Scaling the cost barrier to college is a very necessary if not sufficient step. And with states like Minnesota likely confronting big deficits next year, government is going to have to make that step in the most cost-effective way possible.
That means concentrating state and federal efforts on putting more financial help directly into the hands of students. In Minnesota, it means shoring up the 25-year-old State Grant Program. The brainchild of the late professor/legislator John Brandl, the grant program discounts the price of college for about 80,000 lower-income students -- about one in four of every Minnesota public and private college undergraduates, at both two- and four-year institutions.
When it was new, the State Grant Program was often hailed as a national leader. Today, it doesn't compare as well. Higher education researcher Laura Perna of the University of Pennsylvania told a Minnesota audience last fall that the strong-economy states that Minnesota seeks to emulate provide more grant assistance for needy students. Minnesota would need to spend $216 million more per year to keep up with the most generous states.

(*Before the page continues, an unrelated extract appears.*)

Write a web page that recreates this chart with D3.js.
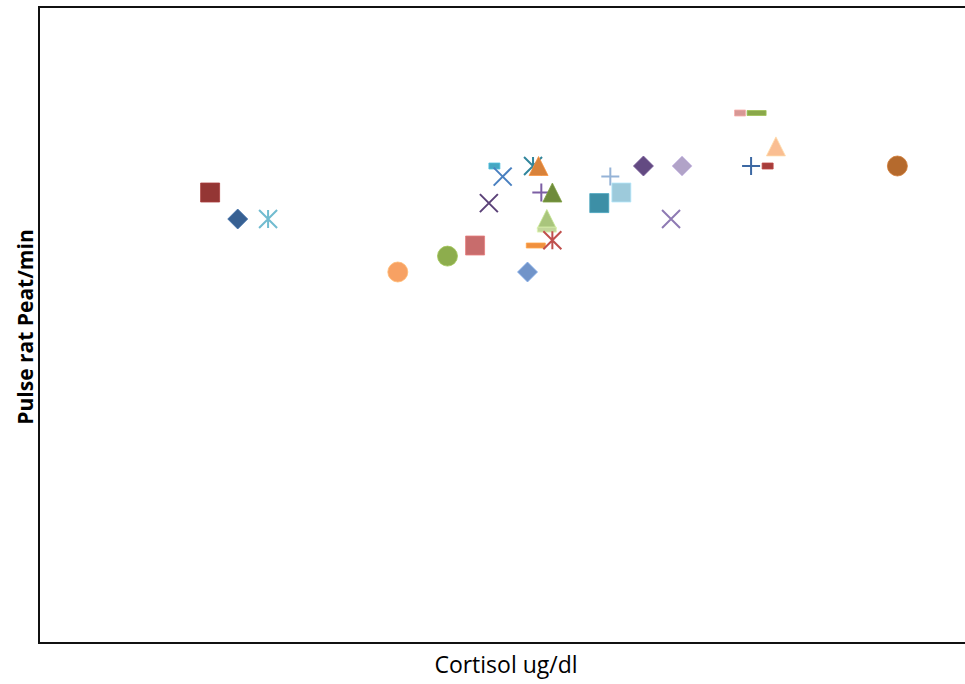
<!DOCTYPE html>
<html>
<head>
<meta charset="utf-8">
<script src="https://cdn.jsdelivr.net/npm/d3@7"></script>
<style>
  body { margin: 0; background: #fff; }
  svg { display: block; }
  .axis-title { font-family: "Open Sans", "Noto Sans", sans-serif; fill: #000; }
</style>
</head>
<body>
<div id="chart"></div>
<script>
// each point is its own series in the original workbook
const cortisol = [6.2, 7.2, 8.3, 13.0, 14.8, 15.8, 17.7, 16.5, 16.8, 16.3,
  17.9, 18.1, 18.2, 18.6, 18.4, 18.4, 18.0, 18.6, 20.7, 20.3,
  21.1, 21.9, 23.3, 22.9, 25.4, 26.0, 26.7, 25.8, 26.4, 31.1];
const pulse = [85, 80, 80, 70, 73, 75, 70, 90, 88, 83,
  90, 90, 85, 85, 80, 78, 75, 76, 88, 83,
  85, 90, 90, 80, 100, 100, 93.7, 90, 90, 90];

const xDomain = [0, 35];
const yDomain = [0, 120];
const xTitle = 'Cortisol ug/dl';
const yTitle = 'Pulse rat Peat/min';

// marker look per series
const markerShapes = ['square', 'diamond', 'asterisk', 'circle', 'circle', 'square', 'diamond', 'dash', 'x', 'x',
  'asterisk', 'triangle', 'plus', 'triangle', 'triangle', 'longdash', 'longdash', 'asterisk', 'plus', 'square',
  'square', 'diamond', 'diamond', 'x', 'dash', 'longdash', 'triangle', 'plus', 'dash', 'circle'];
const markerColors = ['#943634', '#376092', '#71BCD0', '#F7A163', '#8DAD4D', '#C86C6C', '#7194C9', '#45A7C2', '#4A80C0', '#5B4278',
  '#31859C', '#D8823A', '#7C5EA4', '#6E8B3A', '#A9C57C', '#C2D69A', '#F0903F', '#C0504D', '#95B3D7', '#3D8FA6',
  '#9DCADB', '#634A82', '#B1A3C8', '#8E7AB3', '#D79895', '#8AA84A', '#FABE92', '#3C68A3', '#A63D3B', '#B56A2D'];

const width = 965;
const height = 684;
const plot = { left: 39, top: 7, bottom: 643, right: 1005 };

const svg = d3.select('#chart')
  .append('svg')
  .attr('width', width)
  .attr('height', height);

const xScale = d3.scaleLinear().domain(xDomain).range([plot.left, plot.right]);
const yScale = d3.scaleLinear().domain(yDomain).range([plot.bottom, plot.top]);

// plot frame (no ticks in the original)
svg.append('rect')
  .attr('x', plot.left)
  .attr('y', plot.top)
  .attr('width', plot.right - plot.left)
  .attr('height', plot.bottom - plot.top)
  .attr('fill', 'none')
  .attr('stroke', '#111')
  .attr('stroke-width', 2);

const points = cortisol.map((c, i) => ({
  x: c, y: pulse[i], shape: markerShapes[i], color: markerColors[i]
}));

function markerPath(shape) {
  const p = d3.path();
  if (shape === 'square') {
    p.rect(-9.5, -9.5, 19, 19);
  } else if (shape === 'diamond') {
    p.moveTo(0, -10); p.lineTo(10, 0); p.lineTo(0, 10); p.lineTo(-10, 0); p.closePath();
  } else if (shape === 'triangle') {
    p.moveTo(0, -9.5); p.lineTo(9.5, 9.5); p.lineTo(-9.5, 9.5); p.closePath();
  } else if (shape === 'circle') {
    p.arc(0, 0, 10, 0, 2 * Math.PI);
  } else if (shape === 'dash') {
    p.rect(-5.5, -3, 11, 6);
  } else if (shape === 'longdash') {
    p.rect(-9.5, -2.5, 19, 5);
  } else {
    const r = 9;
    if (shape === 'x' || shape === 'asterisk') {
      p.moveTo(-r, -r); p.lineTo(r, r);
      p.moveTo(-r, r); p.lineTo(r, -r);
    }
    if (shape === 'plus') {
      p.moveTo(-r, 0); p.lineTo(r, 0);
    }
    if (shape === 'plus' || shape === 'asterisk') {
      p.moveTo(0, -r); p.lineTo(0, r);
    }
  }
  return p.toString();
}

const lineShapes = ['x', 'plus', 'asterisk'];

svg.append('g')
  .attr('class', 'markers')
  .selectAll('path')
  .data(points)
  .join('path')
  .attr('transform', d => `translate(${xScale(d.x)},${yScale(d.y)})`)
  .attr('d', d => markerPath(d.shape))
  .attr('fill', d => lineShapes.includes(d.shape) ? 'none' : d.color)
  .attr('stroke', d => lineShapes.includes(d.shape) ? d.color : d3.color(d.color).brighter(0.4))
  .attr('stroke-width', d => lineShapes.includes(d.shape) ? 2 : 0.8);

// axis titles
svg.append('text')
  .attr('class', 'axis-title')
  .attr('x', 506)
  .attr('y', 673)
  .attr('text-anchor', 'middle')
  .style('font-size', '23px')
  .text(xTitle);

svg.append('text')
  .attr('class', 'axis-title')
  .attr('transform', 'translate(33,327) rotate(-90)')
  .attr('text-anchor', 'middle')
  .style('font-size', '21px')
  .style('font-weight', 'bold')
  .text(yTitle);
</script>
</body>
</html>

A strong grant program is especially important in Minnesota, in the aftermath of a squeeze on state funding earlier this decade that sent tuition at public colleges and universities soaring. It coincided with mounting average student debt loads and growing awareness that Minnesota has a "college dropout" problem. The state's higher education flagship, the University of Minnesota, responded in 2007 with its own assistance program for middle-income students. The Legislature smiled on those efforts, but didn't match them for students at other institutions. That ought to be its aim next year -- regardless of the state of the economy. Or, more precisely, because of it.